COST CONSCIOUS: The AP’s Harris wrote the move was made “in an effort to save money for teams,” but Penske Racing South co-Owner Don Miller said, “You still have to bring your people in on Thursday so they can be at the track when the garage opens on Friday. The hotels are still going to have those three-day minimums and you still have people away from home for three or four days.” NASCAR announced another measure “aimed to contain costs –- a combination preseason test at Las Vegas Motor Speedway and California Speedway ... that will eliminate the costs of making two separate trips to the Western tracks”(AP, 11/15).
POINT WELL TAKEN: The AP’s Jenna Fryer reported NASCAR Chair & CEO Brian France will “keep the new points system in place for next year, satisfied that the closest championship race in history is proof” that the “Chase for the Nextel Cup” is working. Five drivers are separated by just 82 points heading into Sunday’s finale at Homestead-Miami. France said the new points system has “created interest and a scenario that was unthinkable under the old system.” France: “We may end up making some slight adjustments next season, but nothing very noticeable.” Fryer noted France is “particularly pleased with what the Chase has done for [TV] ratings.” NBC has enjoyed “a steady climb” since the fourth of ten Chase races in Kansas, including a 21% gain for the race in Atlanta two weeks ago. NASCAR “expects the Miami finale to post similar numbers” (AP, 11/15). In Charlotte, David Poole writes, “You don’t have to like the [Chase], but after Sunday’s Southern 500 at Darlington Raceway you cannot argue that it hasn’t done what it was designed to do” (CHARLOTTE OBSERVER, 11/16). ESPN’s Mike Massaro, on the new points system making for a close finish: “They’ve got to be thrilled. This was the whole reason behind changing the system” (ESPNews, 11/15).
Sharapova’s Win Comes In
Front Of Record Crowd
The WTA Tour Championships final Monday between Serena Williams and Maria Sharapova drew 11,397, the largest single-session crowd since the tournament moved to Staples Center three years ago. The six-day event drew an average of 8,890 fans per session, up 19% from last year’s six-day average of 7,448. Last year’s final between Kim Clijsters and Amelie Mauresmo drew 8,925 (THE DAILY). WTA Tour CEO Larry Scott said during a state of the game address before the final, “We’re pleased with the job our partners at AEG and Octagon have done. In terms of marketing and promotion the event has really gotten some traction [in L.A.].” In L.A., Lauren Gustus noted the tone of the address “was decidedly different than that of last year’s, during which Scott announced the tournament would not be returning” to L.A. The event will return to L.A. in ’05, but the location is undetermined after that (L.A. DAILY NEWS, 11/15).

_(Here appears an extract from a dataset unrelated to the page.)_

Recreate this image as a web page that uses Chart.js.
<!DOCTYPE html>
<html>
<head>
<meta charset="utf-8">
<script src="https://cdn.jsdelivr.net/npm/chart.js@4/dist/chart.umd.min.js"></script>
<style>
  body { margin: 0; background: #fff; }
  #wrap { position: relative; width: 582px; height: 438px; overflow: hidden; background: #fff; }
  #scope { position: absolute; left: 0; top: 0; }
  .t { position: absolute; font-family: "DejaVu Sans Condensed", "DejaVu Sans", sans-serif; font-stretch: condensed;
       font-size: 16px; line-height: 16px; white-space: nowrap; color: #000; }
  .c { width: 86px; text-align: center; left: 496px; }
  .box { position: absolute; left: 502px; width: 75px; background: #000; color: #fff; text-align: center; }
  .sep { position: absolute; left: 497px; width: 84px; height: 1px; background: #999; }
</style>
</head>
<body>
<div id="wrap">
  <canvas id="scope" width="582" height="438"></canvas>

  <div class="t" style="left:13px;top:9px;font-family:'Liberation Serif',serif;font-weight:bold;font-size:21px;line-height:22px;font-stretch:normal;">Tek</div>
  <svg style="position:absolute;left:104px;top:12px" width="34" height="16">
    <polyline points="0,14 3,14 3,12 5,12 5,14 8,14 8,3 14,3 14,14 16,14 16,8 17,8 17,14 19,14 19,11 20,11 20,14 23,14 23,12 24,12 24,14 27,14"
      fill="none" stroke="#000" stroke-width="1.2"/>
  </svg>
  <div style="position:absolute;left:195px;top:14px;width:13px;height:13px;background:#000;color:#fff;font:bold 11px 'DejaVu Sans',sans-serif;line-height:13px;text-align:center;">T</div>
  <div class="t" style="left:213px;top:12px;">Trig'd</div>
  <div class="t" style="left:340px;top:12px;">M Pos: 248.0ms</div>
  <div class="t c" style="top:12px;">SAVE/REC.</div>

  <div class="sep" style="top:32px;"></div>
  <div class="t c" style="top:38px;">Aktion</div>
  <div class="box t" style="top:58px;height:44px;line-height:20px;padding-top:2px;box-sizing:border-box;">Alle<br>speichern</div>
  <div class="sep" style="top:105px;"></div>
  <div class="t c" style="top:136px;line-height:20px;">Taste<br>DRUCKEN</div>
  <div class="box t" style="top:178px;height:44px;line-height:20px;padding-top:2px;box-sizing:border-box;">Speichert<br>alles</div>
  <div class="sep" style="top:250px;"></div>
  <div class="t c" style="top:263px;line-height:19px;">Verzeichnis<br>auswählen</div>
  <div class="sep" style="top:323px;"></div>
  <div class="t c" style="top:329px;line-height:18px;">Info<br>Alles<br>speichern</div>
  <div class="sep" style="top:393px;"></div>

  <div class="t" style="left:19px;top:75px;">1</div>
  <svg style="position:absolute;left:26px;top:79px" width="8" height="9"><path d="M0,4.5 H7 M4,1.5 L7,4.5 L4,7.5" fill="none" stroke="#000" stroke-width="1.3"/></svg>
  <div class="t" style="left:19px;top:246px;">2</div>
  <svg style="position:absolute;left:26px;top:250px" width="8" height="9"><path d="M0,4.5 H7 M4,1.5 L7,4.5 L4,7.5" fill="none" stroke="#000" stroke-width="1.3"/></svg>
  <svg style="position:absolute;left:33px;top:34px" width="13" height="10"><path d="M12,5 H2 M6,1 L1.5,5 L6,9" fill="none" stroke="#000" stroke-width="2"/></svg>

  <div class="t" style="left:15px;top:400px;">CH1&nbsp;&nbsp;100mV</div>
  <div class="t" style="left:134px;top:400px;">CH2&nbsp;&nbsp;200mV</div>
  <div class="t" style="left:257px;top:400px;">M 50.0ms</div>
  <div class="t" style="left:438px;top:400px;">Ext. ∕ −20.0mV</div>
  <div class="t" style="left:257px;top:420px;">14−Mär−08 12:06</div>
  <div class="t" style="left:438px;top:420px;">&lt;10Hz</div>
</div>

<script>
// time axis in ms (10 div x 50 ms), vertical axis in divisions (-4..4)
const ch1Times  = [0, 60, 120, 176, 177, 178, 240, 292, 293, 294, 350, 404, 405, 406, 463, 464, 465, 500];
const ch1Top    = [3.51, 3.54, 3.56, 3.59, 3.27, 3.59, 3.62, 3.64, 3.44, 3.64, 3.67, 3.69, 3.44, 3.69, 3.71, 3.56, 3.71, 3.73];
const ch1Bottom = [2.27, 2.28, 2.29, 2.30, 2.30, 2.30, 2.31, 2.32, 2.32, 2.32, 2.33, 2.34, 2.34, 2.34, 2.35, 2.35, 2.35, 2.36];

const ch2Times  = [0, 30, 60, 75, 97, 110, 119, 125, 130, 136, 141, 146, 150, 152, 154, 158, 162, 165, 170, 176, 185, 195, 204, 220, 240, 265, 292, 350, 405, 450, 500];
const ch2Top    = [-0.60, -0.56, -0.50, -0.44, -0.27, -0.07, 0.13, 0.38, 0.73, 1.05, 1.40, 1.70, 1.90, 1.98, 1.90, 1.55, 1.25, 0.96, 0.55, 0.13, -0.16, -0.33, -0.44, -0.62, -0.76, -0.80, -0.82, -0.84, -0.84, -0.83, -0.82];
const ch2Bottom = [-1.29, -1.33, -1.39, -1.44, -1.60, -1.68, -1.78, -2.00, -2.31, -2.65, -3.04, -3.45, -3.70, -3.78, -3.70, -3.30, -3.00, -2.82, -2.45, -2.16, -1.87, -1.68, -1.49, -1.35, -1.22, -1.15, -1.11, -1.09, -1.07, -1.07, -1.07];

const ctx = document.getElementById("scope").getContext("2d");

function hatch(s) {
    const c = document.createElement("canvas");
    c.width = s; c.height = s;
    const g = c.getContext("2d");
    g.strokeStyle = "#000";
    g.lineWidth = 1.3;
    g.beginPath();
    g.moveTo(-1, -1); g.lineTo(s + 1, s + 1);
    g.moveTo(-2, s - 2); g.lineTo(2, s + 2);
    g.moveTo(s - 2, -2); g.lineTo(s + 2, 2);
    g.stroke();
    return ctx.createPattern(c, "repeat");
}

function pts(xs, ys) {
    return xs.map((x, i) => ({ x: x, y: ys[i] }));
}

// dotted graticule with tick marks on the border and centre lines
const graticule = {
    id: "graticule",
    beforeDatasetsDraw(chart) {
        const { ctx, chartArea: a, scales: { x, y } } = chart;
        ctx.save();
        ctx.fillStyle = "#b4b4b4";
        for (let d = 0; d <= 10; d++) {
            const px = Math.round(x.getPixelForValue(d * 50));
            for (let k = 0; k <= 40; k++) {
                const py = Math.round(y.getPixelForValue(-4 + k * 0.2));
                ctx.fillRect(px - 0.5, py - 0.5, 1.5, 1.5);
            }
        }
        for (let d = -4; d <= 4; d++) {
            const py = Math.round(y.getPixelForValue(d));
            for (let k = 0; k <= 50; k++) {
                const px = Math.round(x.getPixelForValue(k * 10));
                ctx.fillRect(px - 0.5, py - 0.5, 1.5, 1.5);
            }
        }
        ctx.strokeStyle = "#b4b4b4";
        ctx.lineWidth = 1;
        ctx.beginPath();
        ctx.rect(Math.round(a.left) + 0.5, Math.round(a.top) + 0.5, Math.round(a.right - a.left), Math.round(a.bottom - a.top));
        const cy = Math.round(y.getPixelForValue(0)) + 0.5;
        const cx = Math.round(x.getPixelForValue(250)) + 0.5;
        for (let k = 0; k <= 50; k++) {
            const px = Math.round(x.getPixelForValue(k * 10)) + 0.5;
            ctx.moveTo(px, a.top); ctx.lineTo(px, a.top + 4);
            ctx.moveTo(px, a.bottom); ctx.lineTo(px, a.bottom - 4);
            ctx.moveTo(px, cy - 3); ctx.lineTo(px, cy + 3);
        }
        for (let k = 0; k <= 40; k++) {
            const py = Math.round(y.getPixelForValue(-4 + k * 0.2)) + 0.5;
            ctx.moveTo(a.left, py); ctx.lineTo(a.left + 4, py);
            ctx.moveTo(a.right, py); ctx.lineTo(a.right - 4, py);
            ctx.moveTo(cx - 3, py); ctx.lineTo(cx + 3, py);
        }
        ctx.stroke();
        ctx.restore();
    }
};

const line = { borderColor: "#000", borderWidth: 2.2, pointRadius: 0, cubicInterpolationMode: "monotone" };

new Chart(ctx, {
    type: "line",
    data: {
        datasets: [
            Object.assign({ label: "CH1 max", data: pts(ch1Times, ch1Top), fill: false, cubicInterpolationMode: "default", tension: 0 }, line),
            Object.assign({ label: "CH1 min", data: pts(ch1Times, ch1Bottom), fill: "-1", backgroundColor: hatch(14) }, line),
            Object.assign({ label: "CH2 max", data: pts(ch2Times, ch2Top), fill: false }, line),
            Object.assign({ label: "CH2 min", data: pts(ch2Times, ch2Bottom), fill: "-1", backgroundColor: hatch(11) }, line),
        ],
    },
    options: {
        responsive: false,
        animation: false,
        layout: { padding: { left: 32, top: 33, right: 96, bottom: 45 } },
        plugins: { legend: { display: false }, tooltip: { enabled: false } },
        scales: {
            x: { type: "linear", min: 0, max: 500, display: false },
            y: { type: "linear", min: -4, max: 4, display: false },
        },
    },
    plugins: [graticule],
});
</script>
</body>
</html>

ROCK & ROLL ATMOSPHERE: In L.A., Bill Dwyre writes Monday’s final “had sex, drugs and rock ‘n’ roll.” Sharapova, who was featured in racy ads for the event, “made the marketing guys look smart” by winning the tournament. Dwyre: “There were those in the media who ... objected strongly and publicly to the use of a 17-year old as a sex symbol.” Sharapova earned $1M for the victory and told the crowd that the Porsche that she also won would be donated to benefit the families of children who were victims in the Russian school shootings in September. Dwyre notes AEG “rolled the dice on this event and not only got Monday night’s tennis thriller/soap opera, but also got big-league entertainment Sunday from the Amelie Mauresmo-Williams semifinal” (L.A. TIMES, 11/16). In San Diego, Jerry Magee writes “decorum took a thrashing” at last night’s final. The PA announcer attempted “to rouse a crowd” before the match by asking, “Who’s got some energy?” The announcer also asked “at the top of his lungs ‘Are you ready for some tennis?’” Despite an increase in attendance this year, the tournament “wasn’t going to [recoup the $3M in purse money] drawing” less than 9,000 until last night (SAN DIEGO UNION-TRIBUNE, 11/16).
THE LADY IS A CHAMP: In Tampa, Eduardo Encina writes Sharapova “gave Hollywood and the WTA the glamour girl it wanted to revive what had become a season finale dud the past two years” (TAMPA TRIBUNE, 11/16).